A little piece of good news here is that many members of We the People have caught on to the inappropriateness of condoning the crimes of the powerful in this way. Hark to the Boston Town Records of 1772:

“We are trodden in the dirt. The Colonists have been branded with the odious name of traitors and rebels, only for complaining of their grievances; How long such treatment will, or ought to be born is submitted.” Ahem.
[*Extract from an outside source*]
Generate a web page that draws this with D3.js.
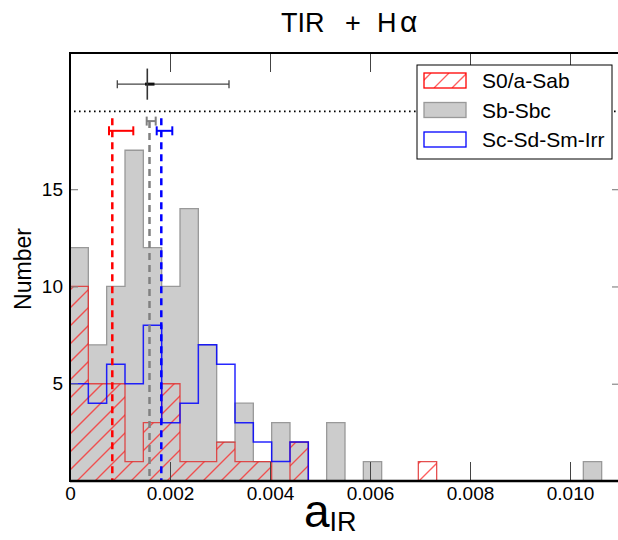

It’s even better. Vieira thinks that we, in the constitutional militia (all of us), can use our minds. Yep, minds as in moving forward instead of being quicksanded in contemporary history. (See also Philip Allott’s Eutopia.]. Vieira says, on page 40 of McGonigle’s book:

“Revitalized militia would mobilize millions upon millions of individuals for hundreds of different programs and bring with them the innovation and experimentation that emanate from minds not mired in the ruts of rigid bureaucratic centralism…[ No longer would ‘homeland security’ depend for direction on exclusive cliques of professional ‘security’ and ‘intelligence’ operatives including former high-ranking KGB and Stasi agents.” (Good heavens!)

He goes on to say, on page 41:

“State and local politicians, the media, the organized legal and medical professions, the intelligentia, the modernist churches and synagogues, and all the Establishment’s other mouthpieces, front groups, camp followers, and hangers on are constantly inveighing about how ‘guns cause crime.’ [Yet when wielded by] the increasingly para-militarized State [Vieira wrote this in 2004] the most savagely lethal varieties are double plus good and would never, ever, be used to further usurpation or tyranny.”

That was written in 2004. We’ve wasted 18 years of Edwin Vieira’s insight into the real militia of our Constitution. How about cottoning onto it now?